## What the task requires
Set down, exactly as written, the lines from the top of the data to the line that holds "color(24bp)=(adark); color(33bp)=(amid); color(44bp)=(alight);", and omit the pictures.

— BEGIN Supplied records —

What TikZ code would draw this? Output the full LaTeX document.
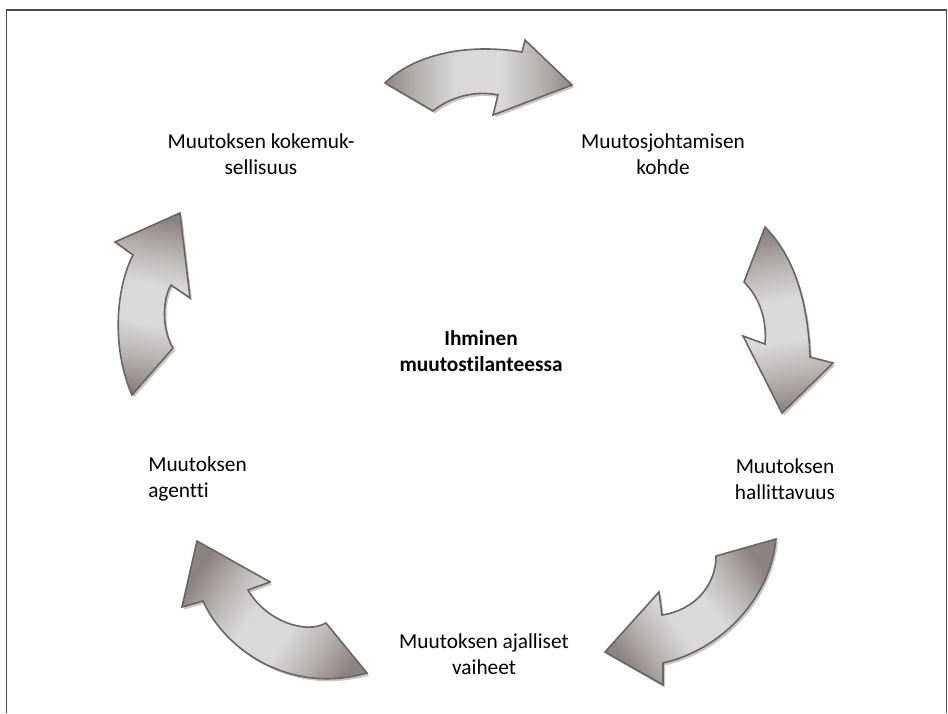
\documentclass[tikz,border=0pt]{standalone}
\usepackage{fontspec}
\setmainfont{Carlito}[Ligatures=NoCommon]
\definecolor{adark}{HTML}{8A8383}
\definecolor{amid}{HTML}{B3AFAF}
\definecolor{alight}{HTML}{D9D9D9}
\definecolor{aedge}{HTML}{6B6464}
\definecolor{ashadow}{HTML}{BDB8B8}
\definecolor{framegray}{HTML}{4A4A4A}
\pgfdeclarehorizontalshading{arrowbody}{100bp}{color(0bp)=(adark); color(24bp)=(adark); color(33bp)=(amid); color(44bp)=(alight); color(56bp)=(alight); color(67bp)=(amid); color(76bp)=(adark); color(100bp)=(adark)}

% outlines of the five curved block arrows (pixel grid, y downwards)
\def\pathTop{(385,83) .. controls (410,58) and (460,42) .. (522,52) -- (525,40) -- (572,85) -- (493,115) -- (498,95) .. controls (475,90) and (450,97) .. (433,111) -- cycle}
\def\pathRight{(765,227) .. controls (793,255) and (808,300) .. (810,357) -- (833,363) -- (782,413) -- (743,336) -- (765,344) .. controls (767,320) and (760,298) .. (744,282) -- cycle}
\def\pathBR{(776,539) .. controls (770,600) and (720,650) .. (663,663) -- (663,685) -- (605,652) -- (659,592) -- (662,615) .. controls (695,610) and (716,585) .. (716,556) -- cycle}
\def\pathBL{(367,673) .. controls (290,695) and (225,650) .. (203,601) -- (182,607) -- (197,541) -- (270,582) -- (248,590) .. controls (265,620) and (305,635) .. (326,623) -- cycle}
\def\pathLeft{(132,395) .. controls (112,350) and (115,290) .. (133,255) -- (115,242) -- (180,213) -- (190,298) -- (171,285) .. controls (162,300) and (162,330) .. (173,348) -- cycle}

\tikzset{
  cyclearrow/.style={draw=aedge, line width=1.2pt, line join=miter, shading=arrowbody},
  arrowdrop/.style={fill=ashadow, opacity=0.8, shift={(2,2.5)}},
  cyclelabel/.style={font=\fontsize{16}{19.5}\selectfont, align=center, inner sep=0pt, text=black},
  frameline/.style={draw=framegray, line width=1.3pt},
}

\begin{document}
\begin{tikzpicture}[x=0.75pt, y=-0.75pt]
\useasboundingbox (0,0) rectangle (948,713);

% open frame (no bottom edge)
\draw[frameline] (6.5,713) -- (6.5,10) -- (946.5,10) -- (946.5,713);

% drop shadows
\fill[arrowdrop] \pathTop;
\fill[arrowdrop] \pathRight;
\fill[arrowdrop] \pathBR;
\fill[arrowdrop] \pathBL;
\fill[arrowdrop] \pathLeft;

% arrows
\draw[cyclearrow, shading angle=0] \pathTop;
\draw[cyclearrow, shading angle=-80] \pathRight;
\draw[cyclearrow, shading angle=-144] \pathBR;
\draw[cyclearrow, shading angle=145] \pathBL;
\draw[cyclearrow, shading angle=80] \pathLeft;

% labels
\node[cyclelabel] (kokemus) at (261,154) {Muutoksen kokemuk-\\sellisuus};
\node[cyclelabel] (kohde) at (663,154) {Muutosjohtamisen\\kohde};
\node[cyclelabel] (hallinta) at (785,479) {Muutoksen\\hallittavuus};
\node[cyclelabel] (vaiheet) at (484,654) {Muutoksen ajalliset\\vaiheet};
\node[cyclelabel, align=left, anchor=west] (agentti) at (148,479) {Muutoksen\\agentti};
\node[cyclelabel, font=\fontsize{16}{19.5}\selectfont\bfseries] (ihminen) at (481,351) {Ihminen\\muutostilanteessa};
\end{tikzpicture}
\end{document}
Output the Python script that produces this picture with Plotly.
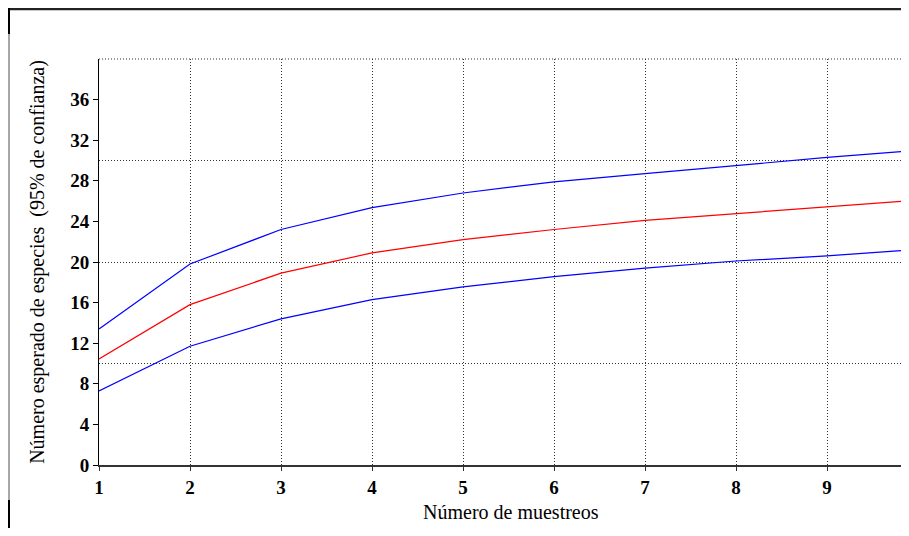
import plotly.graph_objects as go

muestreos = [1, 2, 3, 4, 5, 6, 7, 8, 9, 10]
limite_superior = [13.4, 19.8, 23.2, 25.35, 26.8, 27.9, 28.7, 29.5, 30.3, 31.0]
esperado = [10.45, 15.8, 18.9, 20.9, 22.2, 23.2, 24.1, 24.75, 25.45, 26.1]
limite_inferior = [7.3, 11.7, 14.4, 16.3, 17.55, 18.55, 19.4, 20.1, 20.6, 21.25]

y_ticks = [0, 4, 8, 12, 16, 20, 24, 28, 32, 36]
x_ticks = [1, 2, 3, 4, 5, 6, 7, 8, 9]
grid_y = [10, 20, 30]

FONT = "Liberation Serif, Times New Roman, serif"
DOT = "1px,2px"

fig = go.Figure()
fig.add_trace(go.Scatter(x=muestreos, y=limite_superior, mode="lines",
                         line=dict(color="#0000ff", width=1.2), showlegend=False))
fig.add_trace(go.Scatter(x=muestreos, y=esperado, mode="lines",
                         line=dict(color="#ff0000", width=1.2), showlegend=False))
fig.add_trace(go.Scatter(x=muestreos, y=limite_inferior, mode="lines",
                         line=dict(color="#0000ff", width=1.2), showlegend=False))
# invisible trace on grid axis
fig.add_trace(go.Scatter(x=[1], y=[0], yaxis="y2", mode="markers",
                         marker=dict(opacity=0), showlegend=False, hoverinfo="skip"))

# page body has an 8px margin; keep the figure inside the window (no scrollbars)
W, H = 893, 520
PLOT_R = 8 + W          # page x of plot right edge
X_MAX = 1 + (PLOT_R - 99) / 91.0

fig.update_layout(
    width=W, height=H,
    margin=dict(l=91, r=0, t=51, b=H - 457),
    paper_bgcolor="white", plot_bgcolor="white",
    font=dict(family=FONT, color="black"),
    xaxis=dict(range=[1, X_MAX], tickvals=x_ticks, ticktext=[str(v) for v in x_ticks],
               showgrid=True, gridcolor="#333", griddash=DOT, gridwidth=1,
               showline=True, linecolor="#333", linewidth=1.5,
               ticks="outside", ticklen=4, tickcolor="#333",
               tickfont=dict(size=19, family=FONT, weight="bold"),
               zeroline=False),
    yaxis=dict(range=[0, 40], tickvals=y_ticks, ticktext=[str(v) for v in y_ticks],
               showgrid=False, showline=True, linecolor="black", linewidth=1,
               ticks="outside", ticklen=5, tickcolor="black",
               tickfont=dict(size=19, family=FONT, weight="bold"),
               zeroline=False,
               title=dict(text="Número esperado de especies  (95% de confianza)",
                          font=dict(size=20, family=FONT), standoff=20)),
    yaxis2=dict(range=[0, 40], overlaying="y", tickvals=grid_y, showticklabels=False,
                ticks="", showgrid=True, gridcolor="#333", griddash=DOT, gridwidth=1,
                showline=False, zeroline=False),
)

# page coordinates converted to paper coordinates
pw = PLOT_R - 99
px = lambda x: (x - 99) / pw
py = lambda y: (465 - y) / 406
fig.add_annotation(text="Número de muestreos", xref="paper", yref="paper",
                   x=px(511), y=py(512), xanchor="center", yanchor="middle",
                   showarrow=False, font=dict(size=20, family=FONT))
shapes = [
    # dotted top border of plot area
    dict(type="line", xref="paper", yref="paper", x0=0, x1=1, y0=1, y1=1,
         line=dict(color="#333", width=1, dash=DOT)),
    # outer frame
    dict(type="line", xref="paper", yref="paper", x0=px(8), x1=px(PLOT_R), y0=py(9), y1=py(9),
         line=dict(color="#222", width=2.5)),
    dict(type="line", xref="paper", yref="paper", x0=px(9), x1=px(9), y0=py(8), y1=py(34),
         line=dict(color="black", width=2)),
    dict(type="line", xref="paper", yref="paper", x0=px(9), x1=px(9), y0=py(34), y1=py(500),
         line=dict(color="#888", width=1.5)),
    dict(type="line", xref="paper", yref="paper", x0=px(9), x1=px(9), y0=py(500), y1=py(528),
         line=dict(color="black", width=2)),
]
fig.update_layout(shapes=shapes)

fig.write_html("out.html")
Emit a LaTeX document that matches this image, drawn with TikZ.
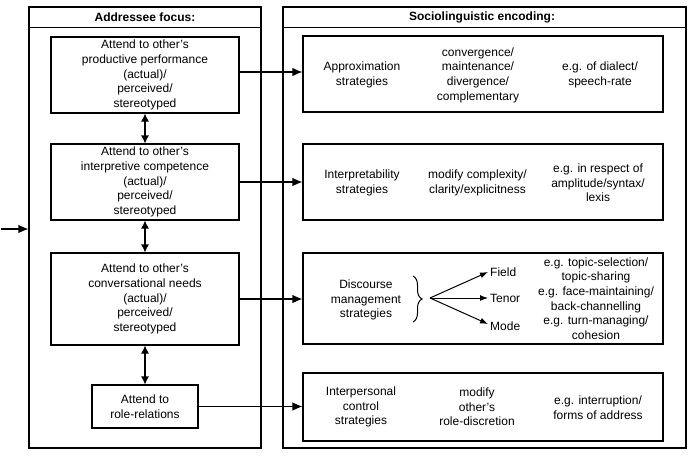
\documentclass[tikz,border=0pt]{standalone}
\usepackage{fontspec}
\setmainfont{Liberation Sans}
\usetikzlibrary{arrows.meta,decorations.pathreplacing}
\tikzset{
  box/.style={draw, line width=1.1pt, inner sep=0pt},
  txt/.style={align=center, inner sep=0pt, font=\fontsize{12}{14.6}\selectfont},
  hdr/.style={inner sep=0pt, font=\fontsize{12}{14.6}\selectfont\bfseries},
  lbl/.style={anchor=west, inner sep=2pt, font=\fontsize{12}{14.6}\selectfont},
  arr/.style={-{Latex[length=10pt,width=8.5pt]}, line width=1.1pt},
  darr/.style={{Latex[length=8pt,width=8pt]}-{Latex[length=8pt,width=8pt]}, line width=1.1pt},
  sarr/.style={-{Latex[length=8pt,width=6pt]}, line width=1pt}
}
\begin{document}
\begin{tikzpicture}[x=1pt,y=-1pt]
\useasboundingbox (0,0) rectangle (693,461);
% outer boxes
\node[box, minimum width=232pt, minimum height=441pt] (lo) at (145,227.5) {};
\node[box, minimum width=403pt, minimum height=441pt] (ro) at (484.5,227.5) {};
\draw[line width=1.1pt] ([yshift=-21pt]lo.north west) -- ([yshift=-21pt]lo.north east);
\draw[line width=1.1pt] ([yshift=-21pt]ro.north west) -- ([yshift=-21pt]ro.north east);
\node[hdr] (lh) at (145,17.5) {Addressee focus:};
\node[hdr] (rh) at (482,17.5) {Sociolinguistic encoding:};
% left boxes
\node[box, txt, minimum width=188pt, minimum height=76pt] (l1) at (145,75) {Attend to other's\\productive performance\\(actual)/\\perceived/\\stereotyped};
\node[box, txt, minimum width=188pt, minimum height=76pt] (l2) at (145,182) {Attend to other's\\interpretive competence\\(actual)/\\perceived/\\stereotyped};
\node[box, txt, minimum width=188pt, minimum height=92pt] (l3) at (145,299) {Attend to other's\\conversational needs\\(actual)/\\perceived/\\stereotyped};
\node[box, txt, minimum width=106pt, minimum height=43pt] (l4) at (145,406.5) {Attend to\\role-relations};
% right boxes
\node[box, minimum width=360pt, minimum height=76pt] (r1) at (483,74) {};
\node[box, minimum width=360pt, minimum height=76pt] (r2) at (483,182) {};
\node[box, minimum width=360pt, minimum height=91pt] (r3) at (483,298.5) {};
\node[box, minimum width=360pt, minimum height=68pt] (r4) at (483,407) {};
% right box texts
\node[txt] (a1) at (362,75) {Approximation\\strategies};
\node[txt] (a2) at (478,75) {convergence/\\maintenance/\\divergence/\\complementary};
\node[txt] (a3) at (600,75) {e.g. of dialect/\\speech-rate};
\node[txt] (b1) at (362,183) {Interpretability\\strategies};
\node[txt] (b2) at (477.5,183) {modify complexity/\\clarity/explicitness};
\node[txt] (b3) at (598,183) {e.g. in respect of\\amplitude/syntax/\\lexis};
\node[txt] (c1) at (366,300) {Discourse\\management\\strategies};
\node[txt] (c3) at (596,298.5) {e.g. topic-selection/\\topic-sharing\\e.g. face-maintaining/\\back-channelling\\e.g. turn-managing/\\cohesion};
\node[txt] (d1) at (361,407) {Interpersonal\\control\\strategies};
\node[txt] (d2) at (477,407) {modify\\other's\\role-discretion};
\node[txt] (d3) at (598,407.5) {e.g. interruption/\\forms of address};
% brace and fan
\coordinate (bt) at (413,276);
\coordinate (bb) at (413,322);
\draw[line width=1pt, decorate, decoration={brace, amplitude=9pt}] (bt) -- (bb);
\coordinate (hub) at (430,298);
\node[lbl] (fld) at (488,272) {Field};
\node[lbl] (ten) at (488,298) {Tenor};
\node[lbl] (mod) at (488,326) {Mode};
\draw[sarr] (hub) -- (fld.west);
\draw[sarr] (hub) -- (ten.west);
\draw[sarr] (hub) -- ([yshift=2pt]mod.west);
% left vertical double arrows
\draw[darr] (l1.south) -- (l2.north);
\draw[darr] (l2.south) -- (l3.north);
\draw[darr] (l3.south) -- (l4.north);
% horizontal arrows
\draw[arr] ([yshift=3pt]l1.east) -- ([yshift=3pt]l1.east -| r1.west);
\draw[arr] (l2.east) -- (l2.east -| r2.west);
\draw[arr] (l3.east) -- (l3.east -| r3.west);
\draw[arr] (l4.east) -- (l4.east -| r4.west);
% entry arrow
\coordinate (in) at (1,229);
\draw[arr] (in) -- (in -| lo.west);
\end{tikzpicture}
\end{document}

— END Supplied records —

## Response to this task
What TikZ code would draw this? Output the full LaTeX document.
\documentclass[tikz,border=0pt]{standalone}
\usepackage{fontspec}
\setmainfont{Carlito}[Ligatures=NoCommon]
\definecolor{adark}{HTML}{8A8383}
\definecolor{amid}{HTML}{B3AFAF}
\definecolor{alight}{HTML}{D9D9D9}
\definecolor{aedge}{HTML}{6B6464}
\definecolor{ashadow}{HTML}{BDB8B8}
\definecolor{framegray}{HTML}{4A4A4A}
\pgfdeclarehorizontalshading{arrowbody}{100bp}{color(0bp)=(adark); color(24bp)=(adark); color(33bp)=(amid); color(44bp)=(alight); color(56bp)=(alight); color(67bp)=(amid); color(76bp)=(adark); color(100bp)=(adark)}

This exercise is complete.